Del consejo editorial

La revolución digital

MIGUEL ÁNGEL QUINTANILLA FISAC

Catedrático de Lógica y Filosofía de la Ciencia

Los primeros que apostaron claramente por lo que ahora llamamos sociedad de la información fueron algunos intelectuales marxistas que, en los años sesenta del siglo pasado, analizaron lo que entonces llamaban la revolución científico-técnica. De aquella época es La civilización en la encrucijada, una obra colectiva dirigida por Radovan Richta dedicada a examinar las consecuencias que la automatización de la producción industrial debía tener sobre la organización del trabajo, el desarrollo de las contradicciones internas del capitalismo y el advenimiento de una sociedad sin clases. Duró poco la utopía: los tanques soviéticos se encargaron de borrarla por las calles de Praga en la primavera del 68.

Pero los ecos de aquella idea de la revolución científico-técnica resuenan desde entonces en los discursos sobre la revolución digital y la sociedad de la información. Hay quien ya piensa que la libre descarga de música, películas o libros en Internet es una manifestación palpable del advenimiento de una sociedad igualitaria. Aunque en el bando contrario nos encontramos también con algunas de las otrora llamadas fuerzas de la cultura y de las ahora conocidas como multinacionales del entretenimiento que, para perseguir la piratería digital, estarían dispuestas a imponer un canon hasta para la lectura de libros en las bibliotecas.

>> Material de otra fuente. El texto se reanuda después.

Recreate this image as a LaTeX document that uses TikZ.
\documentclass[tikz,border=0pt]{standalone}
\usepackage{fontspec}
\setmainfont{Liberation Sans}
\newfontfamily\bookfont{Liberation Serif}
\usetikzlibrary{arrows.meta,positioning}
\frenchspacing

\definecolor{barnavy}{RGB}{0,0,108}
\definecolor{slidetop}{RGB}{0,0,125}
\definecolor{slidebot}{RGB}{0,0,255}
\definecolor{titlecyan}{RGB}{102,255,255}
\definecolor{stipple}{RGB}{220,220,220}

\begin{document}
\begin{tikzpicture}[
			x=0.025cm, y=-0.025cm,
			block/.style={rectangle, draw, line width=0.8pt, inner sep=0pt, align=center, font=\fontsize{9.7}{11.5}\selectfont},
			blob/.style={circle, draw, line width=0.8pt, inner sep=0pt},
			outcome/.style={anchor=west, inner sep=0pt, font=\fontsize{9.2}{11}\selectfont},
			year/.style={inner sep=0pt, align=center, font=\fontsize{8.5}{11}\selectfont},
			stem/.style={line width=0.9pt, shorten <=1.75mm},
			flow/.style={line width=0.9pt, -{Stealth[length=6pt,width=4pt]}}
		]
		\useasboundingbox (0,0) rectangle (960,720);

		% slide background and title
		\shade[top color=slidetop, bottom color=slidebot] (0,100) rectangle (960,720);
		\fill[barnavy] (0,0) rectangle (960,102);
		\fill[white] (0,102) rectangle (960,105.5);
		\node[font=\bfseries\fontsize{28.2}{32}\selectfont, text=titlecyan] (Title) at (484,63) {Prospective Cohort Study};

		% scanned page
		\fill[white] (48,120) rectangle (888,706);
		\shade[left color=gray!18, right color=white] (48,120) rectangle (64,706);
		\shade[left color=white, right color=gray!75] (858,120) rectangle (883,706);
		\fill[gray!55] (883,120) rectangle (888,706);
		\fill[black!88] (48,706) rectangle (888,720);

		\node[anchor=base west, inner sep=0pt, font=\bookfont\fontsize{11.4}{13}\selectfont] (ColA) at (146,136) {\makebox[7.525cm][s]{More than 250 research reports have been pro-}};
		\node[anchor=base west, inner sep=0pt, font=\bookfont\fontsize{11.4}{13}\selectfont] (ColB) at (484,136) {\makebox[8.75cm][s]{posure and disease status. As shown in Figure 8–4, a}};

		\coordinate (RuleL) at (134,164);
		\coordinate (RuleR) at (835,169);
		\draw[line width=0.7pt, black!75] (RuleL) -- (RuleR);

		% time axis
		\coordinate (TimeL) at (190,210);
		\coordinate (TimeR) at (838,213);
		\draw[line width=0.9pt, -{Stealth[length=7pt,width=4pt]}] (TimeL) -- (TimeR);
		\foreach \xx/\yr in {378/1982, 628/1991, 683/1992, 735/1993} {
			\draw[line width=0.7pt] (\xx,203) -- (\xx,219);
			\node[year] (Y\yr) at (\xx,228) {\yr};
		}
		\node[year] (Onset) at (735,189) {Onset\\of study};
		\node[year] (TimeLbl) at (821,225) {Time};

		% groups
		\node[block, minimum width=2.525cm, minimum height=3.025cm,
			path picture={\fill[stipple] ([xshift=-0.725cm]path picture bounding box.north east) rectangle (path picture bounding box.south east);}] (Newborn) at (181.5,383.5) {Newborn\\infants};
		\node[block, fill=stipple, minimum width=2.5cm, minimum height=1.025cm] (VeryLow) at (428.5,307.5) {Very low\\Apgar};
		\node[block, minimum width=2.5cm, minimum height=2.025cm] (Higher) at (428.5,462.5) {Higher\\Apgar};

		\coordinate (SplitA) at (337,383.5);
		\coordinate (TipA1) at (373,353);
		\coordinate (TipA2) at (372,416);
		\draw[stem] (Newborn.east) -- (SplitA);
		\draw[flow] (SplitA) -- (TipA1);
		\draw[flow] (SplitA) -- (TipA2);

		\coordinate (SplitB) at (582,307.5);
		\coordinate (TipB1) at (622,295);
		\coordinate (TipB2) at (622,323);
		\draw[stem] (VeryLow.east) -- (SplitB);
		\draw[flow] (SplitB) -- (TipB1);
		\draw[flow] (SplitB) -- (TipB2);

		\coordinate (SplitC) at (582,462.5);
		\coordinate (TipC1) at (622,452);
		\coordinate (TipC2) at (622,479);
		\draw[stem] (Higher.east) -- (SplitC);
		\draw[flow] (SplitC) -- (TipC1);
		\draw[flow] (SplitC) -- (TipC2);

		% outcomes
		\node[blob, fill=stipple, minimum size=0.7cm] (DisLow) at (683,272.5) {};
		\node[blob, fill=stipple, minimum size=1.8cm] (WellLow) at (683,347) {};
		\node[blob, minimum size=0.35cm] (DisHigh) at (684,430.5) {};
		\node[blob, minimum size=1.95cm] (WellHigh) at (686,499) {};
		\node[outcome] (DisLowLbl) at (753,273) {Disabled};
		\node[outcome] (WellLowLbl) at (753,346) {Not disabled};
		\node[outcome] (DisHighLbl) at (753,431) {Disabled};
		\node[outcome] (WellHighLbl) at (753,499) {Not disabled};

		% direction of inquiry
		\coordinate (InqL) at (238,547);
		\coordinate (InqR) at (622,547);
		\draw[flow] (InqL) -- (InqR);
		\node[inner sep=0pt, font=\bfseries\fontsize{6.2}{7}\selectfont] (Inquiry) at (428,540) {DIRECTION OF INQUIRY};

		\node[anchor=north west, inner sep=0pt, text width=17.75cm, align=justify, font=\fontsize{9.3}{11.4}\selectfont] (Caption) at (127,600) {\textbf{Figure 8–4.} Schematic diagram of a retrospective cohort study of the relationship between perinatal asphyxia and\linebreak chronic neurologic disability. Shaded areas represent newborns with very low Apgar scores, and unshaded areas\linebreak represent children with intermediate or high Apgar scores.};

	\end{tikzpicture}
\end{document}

Lo primero que deberíamos reconocer es que los cambios tecnológicos a los que asistimos son realmente extraordinarios y, por lo tanto, nadie tiene respuestas definitivas para los nuevos problemas. Así que no tenemos más remedio que ir tanteando y ensayando soluciones. Algunos de esos ensayos, por cierto, están teniendo éxito e implicaciones sociales esperanzadoras: el software de código abierto, las licencias copyleft y la cooperación intelectual, anónima y desinteresada de la Wikipedia, por ejemplo.

Lo segundo es que, en cualquier caso, las soluciones que ensayemos deben partir del reconocimiento de que el creador tiene derecho a intentar vivir libremente de sus creaciones, lo que significa que la propiedad intelectual debe ser protegida de alguna forma (respetuosa con las intenciones del creador) y la piratería digital perseguida por la ley de forma eficaz, pero proporcionada y sensata, claro está.

La tercera consideración es que no debemos empeñarnos en encerrar los nuevos vinos en los odres viejos. Las tecnologías digitales no sólo amplían las posibilidades creativas, sino también los formatos de distribución, uso y disfrute de las obras del espíritu. La vieja amalgama de los contenidos culturales con sus soportes físicos se ha roto para siempre y ahora deberíamos concentrar nuestros esfuerzos en sacar las consecuencias de esa ruptura para la renovación de la industria cultural.

Las tecnologías nos permiten hacer cosas nuevas, pero la forma como nos organicemos socialmente para gestionarlas no viene impuesta por ellas, sino que depende de lo que nosotros seamos capaces de imaginar y conseguir. La revolución científico-técnica no fue suficiente para preservar la primavera de Praga y ahora ya deberíamos saber que la revolución digital no es la revolución, aunque tampoco permite que las cosas se queden como están.